▸ **Dataset excerpts**
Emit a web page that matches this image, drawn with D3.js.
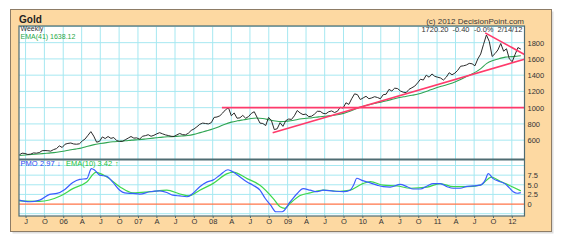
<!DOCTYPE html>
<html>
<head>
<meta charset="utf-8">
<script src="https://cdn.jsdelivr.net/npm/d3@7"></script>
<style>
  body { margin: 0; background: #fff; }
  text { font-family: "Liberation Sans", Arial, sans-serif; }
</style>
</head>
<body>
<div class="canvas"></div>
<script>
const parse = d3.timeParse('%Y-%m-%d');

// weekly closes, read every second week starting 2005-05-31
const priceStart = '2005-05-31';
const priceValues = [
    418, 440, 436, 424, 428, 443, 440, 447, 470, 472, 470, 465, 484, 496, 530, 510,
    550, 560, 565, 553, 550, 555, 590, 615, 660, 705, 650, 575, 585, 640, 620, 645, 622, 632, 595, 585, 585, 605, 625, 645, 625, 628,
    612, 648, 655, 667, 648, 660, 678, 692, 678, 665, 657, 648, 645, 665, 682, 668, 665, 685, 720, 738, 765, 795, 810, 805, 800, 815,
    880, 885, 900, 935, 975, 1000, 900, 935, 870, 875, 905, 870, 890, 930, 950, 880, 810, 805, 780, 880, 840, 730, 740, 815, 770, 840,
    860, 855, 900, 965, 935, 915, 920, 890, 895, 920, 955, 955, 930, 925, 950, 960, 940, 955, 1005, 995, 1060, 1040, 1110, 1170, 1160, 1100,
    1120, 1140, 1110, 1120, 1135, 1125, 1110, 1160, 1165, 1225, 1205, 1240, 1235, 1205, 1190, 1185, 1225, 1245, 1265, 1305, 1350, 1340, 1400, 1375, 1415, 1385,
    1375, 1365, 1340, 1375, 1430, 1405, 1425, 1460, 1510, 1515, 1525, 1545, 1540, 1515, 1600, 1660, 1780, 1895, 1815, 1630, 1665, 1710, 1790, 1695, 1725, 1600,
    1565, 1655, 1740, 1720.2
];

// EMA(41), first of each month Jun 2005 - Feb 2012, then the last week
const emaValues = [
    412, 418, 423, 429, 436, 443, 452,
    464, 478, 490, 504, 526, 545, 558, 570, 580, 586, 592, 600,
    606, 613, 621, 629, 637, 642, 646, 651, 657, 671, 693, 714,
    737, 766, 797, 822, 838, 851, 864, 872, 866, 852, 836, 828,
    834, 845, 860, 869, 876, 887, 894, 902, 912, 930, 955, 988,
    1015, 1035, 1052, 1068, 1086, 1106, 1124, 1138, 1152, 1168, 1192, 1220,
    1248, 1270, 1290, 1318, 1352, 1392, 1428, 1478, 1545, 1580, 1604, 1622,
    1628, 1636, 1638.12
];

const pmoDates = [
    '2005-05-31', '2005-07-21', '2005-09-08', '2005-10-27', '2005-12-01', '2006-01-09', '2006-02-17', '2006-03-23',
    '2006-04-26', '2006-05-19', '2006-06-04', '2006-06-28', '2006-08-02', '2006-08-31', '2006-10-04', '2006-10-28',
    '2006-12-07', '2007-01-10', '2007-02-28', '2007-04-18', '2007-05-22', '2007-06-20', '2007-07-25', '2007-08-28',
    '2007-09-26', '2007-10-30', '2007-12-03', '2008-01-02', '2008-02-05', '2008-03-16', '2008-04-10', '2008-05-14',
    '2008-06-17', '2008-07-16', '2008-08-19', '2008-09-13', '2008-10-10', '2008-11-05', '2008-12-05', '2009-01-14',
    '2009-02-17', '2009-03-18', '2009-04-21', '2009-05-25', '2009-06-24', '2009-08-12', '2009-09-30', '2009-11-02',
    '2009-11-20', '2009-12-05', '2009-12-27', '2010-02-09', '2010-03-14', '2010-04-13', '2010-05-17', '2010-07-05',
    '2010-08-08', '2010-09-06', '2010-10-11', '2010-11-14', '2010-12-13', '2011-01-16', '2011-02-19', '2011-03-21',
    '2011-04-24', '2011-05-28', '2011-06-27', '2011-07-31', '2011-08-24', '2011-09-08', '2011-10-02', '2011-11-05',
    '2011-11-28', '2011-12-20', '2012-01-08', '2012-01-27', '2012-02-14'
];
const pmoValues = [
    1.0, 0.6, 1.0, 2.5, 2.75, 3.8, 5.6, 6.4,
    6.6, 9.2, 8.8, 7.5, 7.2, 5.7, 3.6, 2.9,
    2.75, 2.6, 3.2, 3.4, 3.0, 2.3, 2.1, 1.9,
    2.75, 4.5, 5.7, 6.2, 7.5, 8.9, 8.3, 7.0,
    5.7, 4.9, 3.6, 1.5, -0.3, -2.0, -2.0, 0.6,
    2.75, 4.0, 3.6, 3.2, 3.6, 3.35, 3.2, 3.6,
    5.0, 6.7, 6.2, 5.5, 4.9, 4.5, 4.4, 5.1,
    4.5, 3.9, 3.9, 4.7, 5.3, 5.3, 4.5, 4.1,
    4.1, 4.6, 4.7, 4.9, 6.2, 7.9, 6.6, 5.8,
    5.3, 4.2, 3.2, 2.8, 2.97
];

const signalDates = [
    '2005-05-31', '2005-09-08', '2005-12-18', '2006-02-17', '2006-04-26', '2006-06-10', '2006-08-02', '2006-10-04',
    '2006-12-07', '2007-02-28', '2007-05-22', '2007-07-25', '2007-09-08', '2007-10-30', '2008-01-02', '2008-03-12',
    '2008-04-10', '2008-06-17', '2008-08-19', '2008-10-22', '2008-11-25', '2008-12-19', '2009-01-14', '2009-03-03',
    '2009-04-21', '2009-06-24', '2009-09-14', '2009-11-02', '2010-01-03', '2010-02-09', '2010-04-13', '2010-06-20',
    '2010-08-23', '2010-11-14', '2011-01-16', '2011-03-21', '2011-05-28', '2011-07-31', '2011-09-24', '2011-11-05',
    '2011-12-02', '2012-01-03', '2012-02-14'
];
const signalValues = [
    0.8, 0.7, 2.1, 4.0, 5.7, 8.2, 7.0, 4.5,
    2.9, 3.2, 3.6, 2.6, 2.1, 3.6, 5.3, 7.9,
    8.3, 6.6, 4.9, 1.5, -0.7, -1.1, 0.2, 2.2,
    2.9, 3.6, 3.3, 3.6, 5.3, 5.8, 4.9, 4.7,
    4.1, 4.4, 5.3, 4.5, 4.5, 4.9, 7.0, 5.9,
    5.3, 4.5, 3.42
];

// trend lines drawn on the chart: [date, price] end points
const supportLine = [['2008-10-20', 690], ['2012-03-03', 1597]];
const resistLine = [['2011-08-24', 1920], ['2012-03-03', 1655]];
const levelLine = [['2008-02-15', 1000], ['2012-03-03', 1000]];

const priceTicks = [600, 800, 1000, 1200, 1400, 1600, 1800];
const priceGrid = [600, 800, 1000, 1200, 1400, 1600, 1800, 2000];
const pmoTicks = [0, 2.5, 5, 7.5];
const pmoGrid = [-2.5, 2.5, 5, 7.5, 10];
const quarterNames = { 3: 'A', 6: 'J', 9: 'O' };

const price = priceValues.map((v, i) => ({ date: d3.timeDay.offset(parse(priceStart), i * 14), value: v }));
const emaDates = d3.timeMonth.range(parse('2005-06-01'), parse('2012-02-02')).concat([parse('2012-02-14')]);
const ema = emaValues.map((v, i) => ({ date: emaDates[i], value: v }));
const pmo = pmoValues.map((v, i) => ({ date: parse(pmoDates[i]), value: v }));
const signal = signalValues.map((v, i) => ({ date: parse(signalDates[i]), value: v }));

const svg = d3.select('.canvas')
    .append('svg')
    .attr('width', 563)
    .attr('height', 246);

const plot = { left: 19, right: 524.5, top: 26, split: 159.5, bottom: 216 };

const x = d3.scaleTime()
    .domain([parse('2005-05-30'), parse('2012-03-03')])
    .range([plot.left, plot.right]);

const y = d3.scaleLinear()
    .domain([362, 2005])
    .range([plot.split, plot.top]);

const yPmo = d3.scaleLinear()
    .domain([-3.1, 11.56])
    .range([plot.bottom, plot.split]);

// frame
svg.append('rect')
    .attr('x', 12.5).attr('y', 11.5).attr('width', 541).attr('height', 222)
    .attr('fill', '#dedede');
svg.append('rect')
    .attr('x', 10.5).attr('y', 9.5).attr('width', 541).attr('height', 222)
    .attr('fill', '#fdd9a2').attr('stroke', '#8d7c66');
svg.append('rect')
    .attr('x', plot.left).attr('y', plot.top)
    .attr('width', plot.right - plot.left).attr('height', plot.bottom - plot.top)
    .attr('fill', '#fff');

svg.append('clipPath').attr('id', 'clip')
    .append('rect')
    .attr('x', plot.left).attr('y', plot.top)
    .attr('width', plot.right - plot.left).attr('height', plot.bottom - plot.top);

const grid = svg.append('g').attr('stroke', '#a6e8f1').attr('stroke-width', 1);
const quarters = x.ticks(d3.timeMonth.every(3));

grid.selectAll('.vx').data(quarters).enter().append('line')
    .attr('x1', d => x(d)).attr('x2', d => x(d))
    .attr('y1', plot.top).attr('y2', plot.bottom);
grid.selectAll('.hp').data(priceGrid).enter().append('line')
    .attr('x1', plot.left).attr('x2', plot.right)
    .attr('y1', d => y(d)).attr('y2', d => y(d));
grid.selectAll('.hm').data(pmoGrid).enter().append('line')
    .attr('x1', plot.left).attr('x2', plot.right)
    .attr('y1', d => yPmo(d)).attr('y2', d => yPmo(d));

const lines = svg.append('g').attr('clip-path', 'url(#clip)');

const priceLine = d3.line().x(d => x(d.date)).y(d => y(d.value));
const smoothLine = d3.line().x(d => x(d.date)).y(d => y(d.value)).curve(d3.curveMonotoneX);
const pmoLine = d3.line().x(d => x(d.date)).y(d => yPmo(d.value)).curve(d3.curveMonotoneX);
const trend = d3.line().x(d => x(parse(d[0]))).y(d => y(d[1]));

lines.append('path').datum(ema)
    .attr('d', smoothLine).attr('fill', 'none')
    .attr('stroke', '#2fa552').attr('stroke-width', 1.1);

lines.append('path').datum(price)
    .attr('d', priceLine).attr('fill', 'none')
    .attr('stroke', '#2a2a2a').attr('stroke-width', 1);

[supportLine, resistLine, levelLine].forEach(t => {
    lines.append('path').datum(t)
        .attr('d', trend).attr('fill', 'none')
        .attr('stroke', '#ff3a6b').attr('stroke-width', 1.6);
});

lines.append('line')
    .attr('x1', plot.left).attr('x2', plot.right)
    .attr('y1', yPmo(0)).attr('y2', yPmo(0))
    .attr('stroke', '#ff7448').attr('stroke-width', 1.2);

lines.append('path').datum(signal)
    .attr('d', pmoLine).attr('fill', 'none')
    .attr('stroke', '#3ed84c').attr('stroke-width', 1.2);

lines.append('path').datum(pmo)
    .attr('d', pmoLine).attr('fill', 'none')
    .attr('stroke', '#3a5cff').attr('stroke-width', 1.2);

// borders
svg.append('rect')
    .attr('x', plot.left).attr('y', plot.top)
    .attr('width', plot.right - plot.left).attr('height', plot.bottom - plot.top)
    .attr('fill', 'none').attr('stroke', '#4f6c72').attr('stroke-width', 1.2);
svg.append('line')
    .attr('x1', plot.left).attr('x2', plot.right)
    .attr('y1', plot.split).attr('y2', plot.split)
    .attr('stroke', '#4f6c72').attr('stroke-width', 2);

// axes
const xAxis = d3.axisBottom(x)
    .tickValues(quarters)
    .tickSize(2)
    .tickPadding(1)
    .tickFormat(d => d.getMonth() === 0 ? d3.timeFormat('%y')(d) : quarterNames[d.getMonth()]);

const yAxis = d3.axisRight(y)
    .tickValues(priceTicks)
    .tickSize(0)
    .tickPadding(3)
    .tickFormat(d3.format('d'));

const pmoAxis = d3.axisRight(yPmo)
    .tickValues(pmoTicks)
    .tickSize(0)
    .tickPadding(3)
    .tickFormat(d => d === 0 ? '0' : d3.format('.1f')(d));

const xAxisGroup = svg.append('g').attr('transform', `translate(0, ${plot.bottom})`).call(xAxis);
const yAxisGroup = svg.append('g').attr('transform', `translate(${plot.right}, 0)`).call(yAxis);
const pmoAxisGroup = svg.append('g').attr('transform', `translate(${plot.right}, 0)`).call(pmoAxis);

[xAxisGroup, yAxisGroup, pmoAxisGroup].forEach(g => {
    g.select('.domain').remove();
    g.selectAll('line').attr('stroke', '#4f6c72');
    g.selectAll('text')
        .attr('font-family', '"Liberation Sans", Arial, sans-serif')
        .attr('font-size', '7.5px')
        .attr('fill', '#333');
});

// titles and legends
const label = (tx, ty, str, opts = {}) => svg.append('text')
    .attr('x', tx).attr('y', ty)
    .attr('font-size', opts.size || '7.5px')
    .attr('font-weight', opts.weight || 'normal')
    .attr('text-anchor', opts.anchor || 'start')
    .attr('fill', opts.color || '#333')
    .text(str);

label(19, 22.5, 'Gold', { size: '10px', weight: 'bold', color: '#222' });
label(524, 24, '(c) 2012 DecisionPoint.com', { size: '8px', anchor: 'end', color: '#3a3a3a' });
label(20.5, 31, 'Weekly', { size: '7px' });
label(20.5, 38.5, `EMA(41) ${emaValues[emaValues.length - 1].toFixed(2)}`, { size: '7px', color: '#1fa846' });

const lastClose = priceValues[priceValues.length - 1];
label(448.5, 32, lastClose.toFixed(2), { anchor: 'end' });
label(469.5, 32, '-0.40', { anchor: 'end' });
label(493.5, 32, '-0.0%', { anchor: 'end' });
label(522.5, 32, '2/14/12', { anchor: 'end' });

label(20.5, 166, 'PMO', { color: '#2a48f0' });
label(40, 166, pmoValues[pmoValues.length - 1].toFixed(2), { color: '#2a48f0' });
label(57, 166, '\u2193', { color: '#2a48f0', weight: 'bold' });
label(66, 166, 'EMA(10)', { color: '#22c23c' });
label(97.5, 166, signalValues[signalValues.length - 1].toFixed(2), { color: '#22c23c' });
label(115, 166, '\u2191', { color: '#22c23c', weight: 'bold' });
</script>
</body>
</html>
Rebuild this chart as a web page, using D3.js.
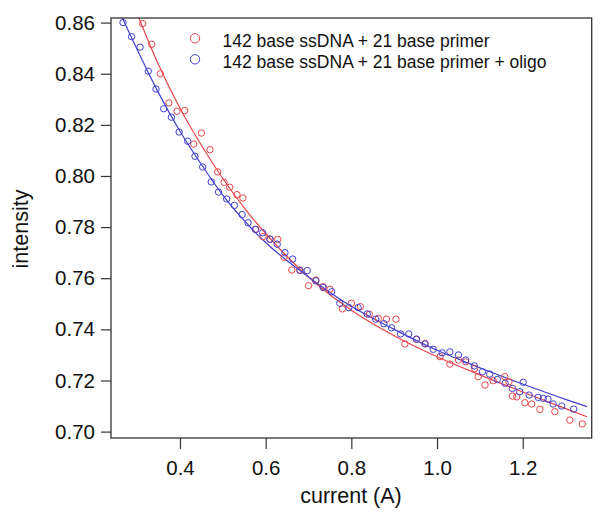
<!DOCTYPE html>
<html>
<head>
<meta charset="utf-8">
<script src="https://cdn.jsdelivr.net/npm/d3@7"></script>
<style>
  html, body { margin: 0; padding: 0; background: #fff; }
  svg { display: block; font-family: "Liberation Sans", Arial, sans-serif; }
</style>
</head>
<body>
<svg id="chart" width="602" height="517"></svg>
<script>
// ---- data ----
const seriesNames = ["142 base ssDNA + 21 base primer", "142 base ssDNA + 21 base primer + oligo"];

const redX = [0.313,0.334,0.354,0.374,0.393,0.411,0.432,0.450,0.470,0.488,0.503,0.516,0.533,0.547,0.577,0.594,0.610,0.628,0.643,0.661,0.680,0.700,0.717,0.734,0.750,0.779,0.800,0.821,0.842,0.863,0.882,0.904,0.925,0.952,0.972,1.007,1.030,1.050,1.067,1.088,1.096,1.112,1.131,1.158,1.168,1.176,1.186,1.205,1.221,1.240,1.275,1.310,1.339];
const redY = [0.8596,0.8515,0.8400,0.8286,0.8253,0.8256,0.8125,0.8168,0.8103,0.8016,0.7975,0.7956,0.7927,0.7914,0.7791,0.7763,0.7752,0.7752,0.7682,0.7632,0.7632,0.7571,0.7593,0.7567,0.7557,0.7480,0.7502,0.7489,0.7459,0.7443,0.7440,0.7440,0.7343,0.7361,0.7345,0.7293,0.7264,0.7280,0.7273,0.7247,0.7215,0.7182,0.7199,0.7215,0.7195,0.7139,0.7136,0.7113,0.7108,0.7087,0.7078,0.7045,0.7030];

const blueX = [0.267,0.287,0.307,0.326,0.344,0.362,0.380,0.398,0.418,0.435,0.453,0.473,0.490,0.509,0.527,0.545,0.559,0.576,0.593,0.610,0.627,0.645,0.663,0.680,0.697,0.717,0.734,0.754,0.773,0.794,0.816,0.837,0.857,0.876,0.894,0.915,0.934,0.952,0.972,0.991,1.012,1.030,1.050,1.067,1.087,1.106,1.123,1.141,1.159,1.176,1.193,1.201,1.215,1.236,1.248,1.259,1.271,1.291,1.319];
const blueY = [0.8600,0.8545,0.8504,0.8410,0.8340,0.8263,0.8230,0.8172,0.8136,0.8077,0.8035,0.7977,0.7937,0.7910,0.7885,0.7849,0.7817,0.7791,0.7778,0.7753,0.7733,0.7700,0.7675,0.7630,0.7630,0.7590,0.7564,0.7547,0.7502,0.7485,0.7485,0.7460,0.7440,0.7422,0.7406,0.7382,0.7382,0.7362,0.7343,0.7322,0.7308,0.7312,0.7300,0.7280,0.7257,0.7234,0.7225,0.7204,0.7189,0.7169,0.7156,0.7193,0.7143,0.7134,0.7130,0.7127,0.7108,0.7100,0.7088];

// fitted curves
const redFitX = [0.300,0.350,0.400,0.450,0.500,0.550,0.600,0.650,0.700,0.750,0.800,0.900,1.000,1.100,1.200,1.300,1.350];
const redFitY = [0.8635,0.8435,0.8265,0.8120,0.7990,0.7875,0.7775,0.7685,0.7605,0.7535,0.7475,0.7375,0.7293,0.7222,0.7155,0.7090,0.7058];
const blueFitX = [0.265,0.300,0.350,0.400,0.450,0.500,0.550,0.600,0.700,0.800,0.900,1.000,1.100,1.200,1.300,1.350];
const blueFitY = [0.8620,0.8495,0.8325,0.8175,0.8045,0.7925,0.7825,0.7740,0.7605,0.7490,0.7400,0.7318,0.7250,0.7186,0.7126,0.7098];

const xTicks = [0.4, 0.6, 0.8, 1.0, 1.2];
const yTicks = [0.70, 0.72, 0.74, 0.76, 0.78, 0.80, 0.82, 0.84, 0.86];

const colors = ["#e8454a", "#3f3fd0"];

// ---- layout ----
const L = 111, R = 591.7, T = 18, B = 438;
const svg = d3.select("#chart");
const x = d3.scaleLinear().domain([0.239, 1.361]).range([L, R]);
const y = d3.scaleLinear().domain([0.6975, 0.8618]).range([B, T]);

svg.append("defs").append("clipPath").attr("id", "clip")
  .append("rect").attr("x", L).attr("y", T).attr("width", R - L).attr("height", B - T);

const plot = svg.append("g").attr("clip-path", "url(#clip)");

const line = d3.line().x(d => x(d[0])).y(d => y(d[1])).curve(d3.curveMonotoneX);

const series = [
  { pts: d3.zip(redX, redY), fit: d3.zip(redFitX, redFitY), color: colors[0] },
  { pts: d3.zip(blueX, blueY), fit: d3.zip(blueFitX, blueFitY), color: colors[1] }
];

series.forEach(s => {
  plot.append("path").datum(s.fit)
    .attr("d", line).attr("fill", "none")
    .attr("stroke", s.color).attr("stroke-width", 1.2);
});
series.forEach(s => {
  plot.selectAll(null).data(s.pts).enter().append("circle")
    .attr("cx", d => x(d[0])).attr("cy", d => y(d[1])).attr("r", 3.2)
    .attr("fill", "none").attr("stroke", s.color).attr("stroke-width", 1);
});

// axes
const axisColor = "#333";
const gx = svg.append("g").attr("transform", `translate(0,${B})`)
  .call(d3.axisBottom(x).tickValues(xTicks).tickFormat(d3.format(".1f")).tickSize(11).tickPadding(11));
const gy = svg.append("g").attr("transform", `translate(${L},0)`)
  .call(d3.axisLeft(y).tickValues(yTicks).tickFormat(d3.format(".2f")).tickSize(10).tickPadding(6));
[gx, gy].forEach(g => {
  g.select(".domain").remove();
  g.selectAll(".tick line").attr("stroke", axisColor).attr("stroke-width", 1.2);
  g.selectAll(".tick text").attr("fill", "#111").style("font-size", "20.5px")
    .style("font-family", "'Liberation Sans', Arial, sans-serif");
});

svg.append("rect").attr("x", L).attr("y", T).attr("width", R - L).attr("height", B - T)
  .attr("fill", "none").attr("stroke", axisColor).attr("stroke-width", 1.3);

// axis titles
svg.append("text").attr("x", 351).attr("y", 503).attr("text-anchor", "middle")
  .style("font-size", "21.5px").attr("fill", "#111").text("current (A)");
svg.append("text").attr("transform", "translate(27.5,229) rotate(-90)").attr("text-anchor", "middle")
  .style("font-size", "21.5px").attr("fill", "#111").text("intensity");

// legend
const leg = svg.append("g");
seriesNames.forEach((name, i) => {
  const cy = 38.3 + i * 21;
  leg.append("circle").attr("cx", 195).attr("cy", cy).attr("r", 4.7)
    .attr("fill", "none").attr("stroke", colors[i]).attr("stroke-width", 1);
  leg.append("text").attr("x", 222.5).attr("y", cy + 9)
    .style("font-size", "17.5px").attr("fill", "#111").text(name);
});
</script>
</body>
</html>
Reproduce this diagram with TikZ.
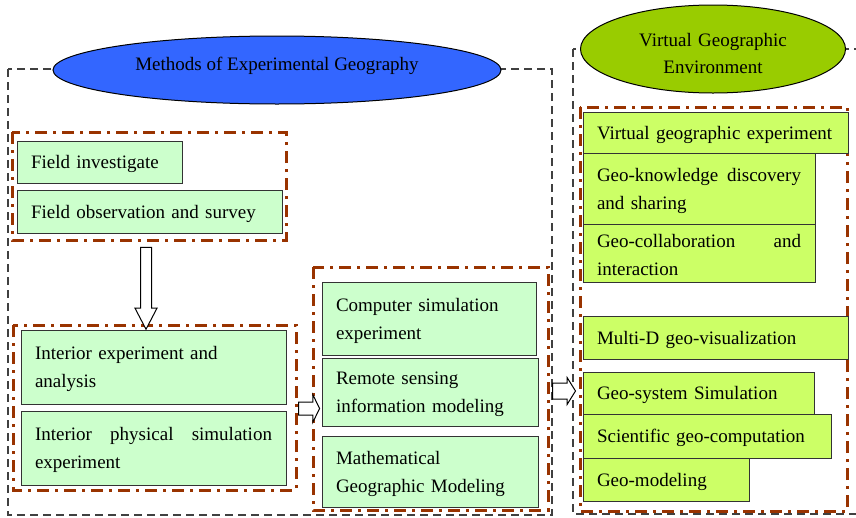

▸ **Work to complete**
The first line to give again is the one with "Rebuild this chart", and the last is the one with "base primer +". Repeat them and everything between exactly, minus the pictures.

▸ **Complete answer**
Rebuild this chart as a web page, using D3.js.
<!DOCTYPE html>
<html>
<head>
<meta charset="utf-8">
<script src="https://cdn.jsdelivr.net/npm/d3@7"></script>
<style>
  html, body { margin: 0; padding: 0; background: #fff; }
  svg { display: block; font-family: "Liberation Sans", Arial, sans-serif; }
</style>
</head>
<body>
<svg id="chart" width="602" height="517"></svg>
<script>
// ---- data ----
const seriesNames = ["142 base ssDNA + 21 base primer", "142 base ssDNA + 21 base primer + oligo"];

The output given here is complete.